Matthew 5:8

     8. Blessed are the pure in heart: for they shall see God—Here, too, we are on Old Testament ground. There the difference between outward and inward purity, and the acceptableness of the latter only in the sight of God, are everywhere taught. Nor is the "vision of God" strange to the Old Testament; and though it was an understood thing that this was not possible in the present life (Ex 33:20; and compare Job 19:26, 27; Isa 6:5), yet spiritually it was known and felt to be the privilege of the saints even here (Ge 5:24; 6:9; 17:1; 48:15; Ps 27:4; 36:9; 63:2; Isa 38:3, 11, &c.). But oh, with what grand simplicity, brevity, and power is this great fundamental truth here expressed! And in what striking contrast would such teaching appear to that which was then current, in which exclusive attention was paid to ceremonial purification and external morality! This heart purity begins in a "heart sprinkled from an evil conscience," or a "conscience purged from dead works" (Heb 10:22; 9:14; and see Ac 15:9); and this also is taught in the Old Testament (Ps 32:1, 2; compare Ro 4:5-8; Isa 6:5-8). The conscience thus purged—the heart thus sprinkled—there is light within wherewith to see God. "If we say that we have fellowship with Him, and walk in darkness, we lie, and do not the truth: but if we walk in the light, as He is in the light, we have fellowship one with the other"—He with us and we with Him—"and the blood of Jesus Christ His Son cleanseth us"—us who have this fellowship, and who, without such continual cleansing, would soon lose it again—"from all sin" (1Jo 1:6, 7). "Whosoever sinneth hath not seen Him, neither known Him" (1Jo 3:6); "He that doeth evil hath not seen God" (3Jo 11). The inward vision thus clarified, and the whole inner man in sympathy with God, each looks upon the other with complacency and joy, and we are "changed into the same image from glory to glory." But the full and beatific vision of God is reserved for that time to which the Psalmist stretches his views—"As for me, I shall behold Thy face in righteousness: I shall be satisfied, when I awake, with Thy likeness" (Ps 17:15). Then shall His servants serve Him: and they shall see His face; and His name shall be in their foreheads (Re 22:3, 4). They shall see Him as He is (1Jo 3:2). But, says the apostle, expressing the converse of this beatitude—"Follow holiness, without which no man shall see the Lord" (Heb 12:14).

1 Corinthians 13:12

     12. now—in our present state.

      see—an appropriate expression, in connection with the "prophets" of seers (1Sa 9:9).

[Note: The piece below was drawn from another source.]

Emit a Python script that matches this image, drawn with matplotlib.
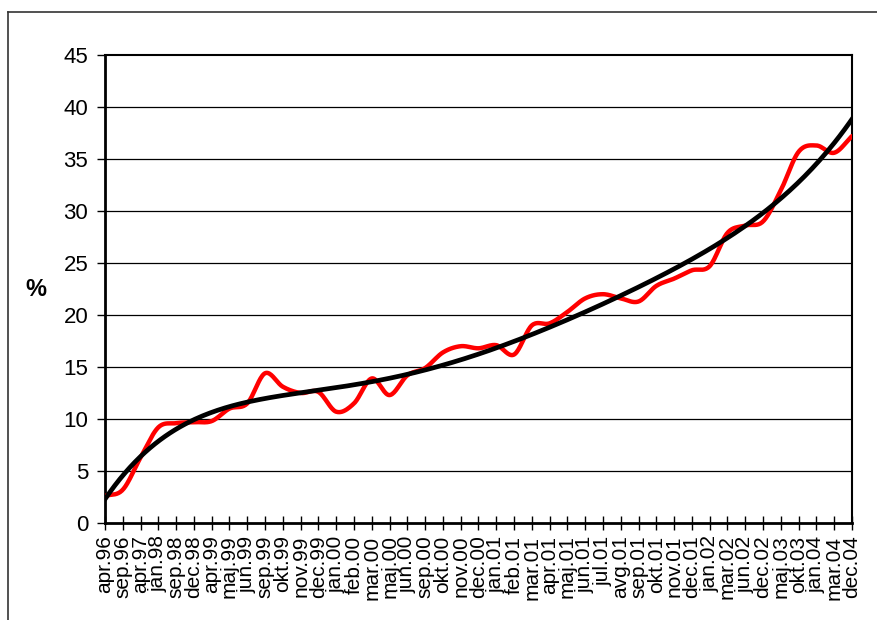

      through a glass—that is, in a mirror; the reflection seeming to the eye to be behind the mirror, so that we see it through the mirror. Ancient mirrors were made of polished brass or other metals. The contrast is between the inadequate knowledge of an object gained by seeing it reflected in a dim mirror (such as ancient mirrors were), compared with the perfect idea we have of it by seeing itself directly.

      darkly—literally, "in enigma." As a "mirror" conveys an image to the eye, so an "enigma" to the ear. But neither "eye nor ear" can fully represent (though the believer's soul gets a small revelation now of) "the things which God hath prepared for them that love Him" (1Co 2:9). Paul alludes to Nu 12:8, "not in dark speeches"; the Septuagint, "not in enigmas." Compared with the visions and dreams vouchsafed to other prophets, God's communications with Moses were "not in enigmas." But compared with the intuitive and direct vision of God hereafter, even the revealed word now is "a dark discourse," or a shadowing forth by enigma of God's reflected likeness. Compare 2Pe 1:19, where the "light" or candle in a dark place stands in contrast with the "day" dawning. God's word is called a glass or mirror also in 2Co 3:18.

      then—"when that which is perfect is come" (1Co 13:10).

      face to face—not merely "mouth to mouth" (Nu 12:8). Ge 32:30 was a type (Joh 1:50, 51).

      know . . . known—rather as Greek, "fully know . . . fully known." Now we are known by, rather than know, God (1Co 8:3; Ga 4:9).